A 2007 study of 55 intersections converted from a signal to an roundabout documented a 35 percent drop in total accidents and a 75 percent drop in fatal accidents.
Not a single driver or pedestrian has so far died in a U.S. roundabout intersection.
The Institute of Highway Safety estimates that roundabouts reduce pedestrian accidents by 75 percent.
Maintaining a stoplight costs $6,000 annually.
The councilors all declared their support for roundabouts, but questioned the design and lack of landscaping.
Town Engineer LaRon Garrett noted that the town would have to pay for any landscaping.
But most of the council questions centered on whether the roundabout would make it easier for residents to get onto and across the highway, even when the summer visitor crush puts about 15,000 cars per day on the highway.
Fruth asked if ADOT could lower the speed limit from 40 to 35 approaching the roundabout. However, ADOT's roundabout experts who attended the meeting said the state would only change the speed limit if a traffic study showed that on average more than 15 percent of drivers exceeded the current 40 mile per hour speed.
"Otherwise, you're just creating a speed trap," said ADOT Engineer Randy Blake. He noted that the current limits are based on repeated traffic studies.
Councilor Mike Vogel said he supported the roundabout, but that "you guys have done a lousy job of teaching people how to use roundabouts," he said. "They see a ‘yield' sign and they don't have a clue."
Moreover, he said that police have to watch out for kids having roundabout contests - with one recent incident setting a record of 67 laps around the roundabout before they "got run off."

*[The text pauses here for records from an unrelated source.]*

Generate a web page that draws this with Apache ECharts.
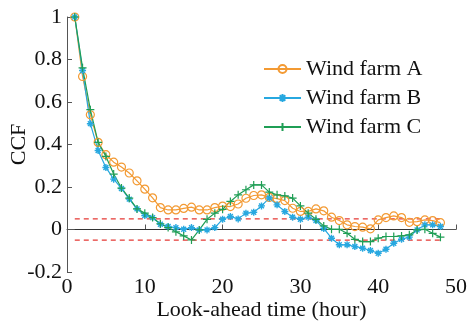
<!DOCTYPE html>
<html><head><meta charset="utf-8">
<script src="https://cdn.jsdelivr.net/npm/echarts@6/dist/echarts.min.js"></script>
<style>html,body{margin:0;padding:0;background:#fff}#c{width:468px;height:330px}</style>
</head><body><div id="c"></div>
<script>
const hours = [1,2,3,4,5,6,7,8,9,10,11,12,13,14,15,16,17,18,19,20,21,22,23,24,25,26,27,28,29,30,31,32,33,34,35,36,37,38,39,40,41,42,43,44,45,46,47,48];
const farmA = [1.0,0.72,0.54,0.41,0.352,0.317,0.294,0.266,0.229,0.19,0.149,0.103,0.092,0.092,0.099,0.105,0.092,0.092,0.103,0.11,0.108,0.12,0.147,0.16,0.163,0.151,0.145,0.136,0.1,0.085,0.085,0.097,0.088,0.058,0.042,0.022,0.014,0.011,0.003,0.045,0.056,0.064,0.056,0.034,0.037,0.045,0.042,0.032];
const farmB = [1.0,0.748,0.498,0.372,0.292,0.237,0.193,0.143,0.097,0.066,0.056,0.025,0.014,0.009,0.001,0.009,-0.002,-0.002,0.009,0.048,0.061,0.05,0.077,0.081,0.111,0.148,0.116,0.085,0.058,0.048,0.058,0.042,0.005,-0.041,-0.072,-0.072,-0.08,-0.088,-0.099,-0.112,-0.093,-0.065,-0.046,-0.036,-0.002,0.022,0.022,0.014];
const farmC = [1.0,0.761,0.564,0.41,0.344,0.261,0.195,0.148,0.097,0.077,0.056,0.027,0.009,-0.011,-0.03,-0.049,-0.002,0.048,0.077,0.095,0.132,0.163,0.187,0.21,0.21,0.176,0.163,0.158,0.148,0.111,0.077,0.048,0.017,0.001,0.001,-0.018,-0.046,-0.057,-0.057,-0.041,-0.033,-0.033,-0.03,-0.025,-0.002,0.001,-0.018,-0.036];
const seriesNames = ['Wind farm A','Wind farm B','Wind farm C'];
const thresholds = [0.05, -0.05];
const refRange = [1, 48];

const pair = arr => hours.map((h,i)=>[h,arr[i]]);
const cA='#F39A33', cB='#27A8E0', cC='#1F9E55';
const font='"Liberation Serif","Times New Roman",serif';
const star='path://M0,-1L0,1M-1,0L1,0M-0.7,-0.7L0.7,0.7M-0.7,0.7L0.7,-0.7';
const plus='path://M0,-1L0,1M-1,0L1,0';

const chart = echarts.init(document.getElementById('c'));
chart.setOption({
  animation:false,
  grid:{left:67,right:12,top:17,bottom:58,containLabel:false,outerBoundsMode:'none'},
  legend:{data:seriesNames,orient:'vertical',left:258,top:53,itemWidth:37,itemHeight:10,itemGap:7,
    textStyle:{fontFamily:font,fontSize:22,color:'#111'}},
  xAxis:{type:'value',min:0,max:50,interval:10,name:'Look-ahead time (hour)',nameLocation:'middle',nameGap:27,nameMoveOverlap:false,
    nameTextStyle:{fontFamily:font,fontSize:22,color:'#111'},
    axisLine:{lineStyle:{color:'#555',width:1}},axisTick:{inside:true,length:5,lineStyle:{color:'#555'}},
    axisLabel:{fontFamily:font,fontSize:22,color:'#111',margin:4},splitLine:{show:false}},
  yAxis:{type:'value',min:-0.2,max:1,interval:0.2,name:'CCF',nameLocation:'middle',nameGap:37,nameMoveOverlap:false,
    nameTextStyle:{fontFamily:font,fontSize:22,color:'#111'},
    axisLine:{show:true,lineStyle:{color:'#555',width:1}},axisTick:{show:true,inside:true,length:5,lineStyle:{color:'#555'}},
    axisLabel:{fontFamily:font,fontSize:22,color:'#111',margin:5},splitLine:{show:false}},
  series:[
    {name:'zero',type:'line',data:refRange.map(h=>[h,0]),symbol:'none',silent:true,lineStyle:{color:'#333',width:1},z:1},
    {name:'up',type:'line',data:refRange.map(h=>[h,thresholds[0]]),symbol:'none',silent:true,lineStyle:{color:'#E53935',width:1.2,type:[5,4]},z:1},
    {name:'low',type:'line',data:refRange.map(h=>[h,thresholds[1]]),symbol:'none',silent:true,lineStyle:{color:'#E53935',width:1.2,type:[5,4]},z:1},
    {name:seriesNames[0],type:'line',data:pair(farmA),symbol:'circle',symbolSize:8,showAllSymbol:true,
      lineStyle:{color:cA,width:1.2},itemStyle:{color:'rgba(0,0,0,0)',borderColor:cA,borderWidth:1.2}},
    {name:seriesNames[1],type:'line',data:pair(farmB),symbol:star,symbolSize:7,showAllSymbol:true,
      lineStyle:{color:cB,width:1.2},itemStyle:{color:cB,borderColor:cB,borderWidth:1.4}},
    {name:seriesNames[2],type:'line',data:pair(farmC),symbol:plus,symbolSize:8,showAllSymbol:true,
      lineStyle:{color:cC,width:1.2},itemStyle:{color:cC,borderColor:cC,borderWidth:1.2}}
  ]
});
</script></body></html>
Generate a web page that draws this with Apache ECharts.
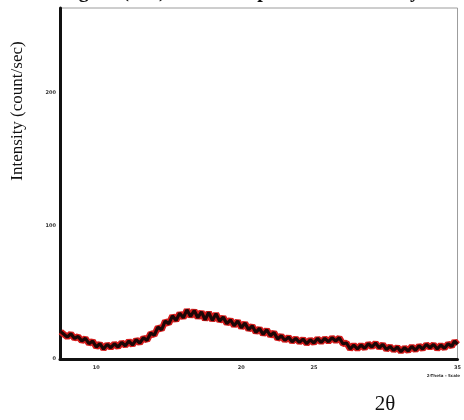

But Fruth noted that anything would be an improvement. "People can't cross the street at all now. We've left this for four years and it's still sitting here in a pretty significant intersection where accidents have occurred."
Romance pushed hard to get ADOT to use traffic islands to funnel approaching highway traffic into a single lane, as Sedona has done in several cases. The one-lane roundabout would make it much easier for cars from the side streets to merge onto the highway - and for people to cross.
But the ADOT engineer said that would reduce the carrying capacity of the roundabout by 50 percent. He conceded that the one-lane Sedona roundabout carries 20,000 cars a day, but said a one-lane roundabout here could not accommodate future traffic growth without causing backups during peak periods.
"I understand ADOT's need for a high capacity Beeline Highway, but please understand Payson's need for pedestrian safety and lower speeds," said Romance.
The council eventually approved the ADOT design, with the question of the type and cost of landscaping left for later.
ADOT will now hold public hearings on the plan and could actually build the long discussed roundabout next year.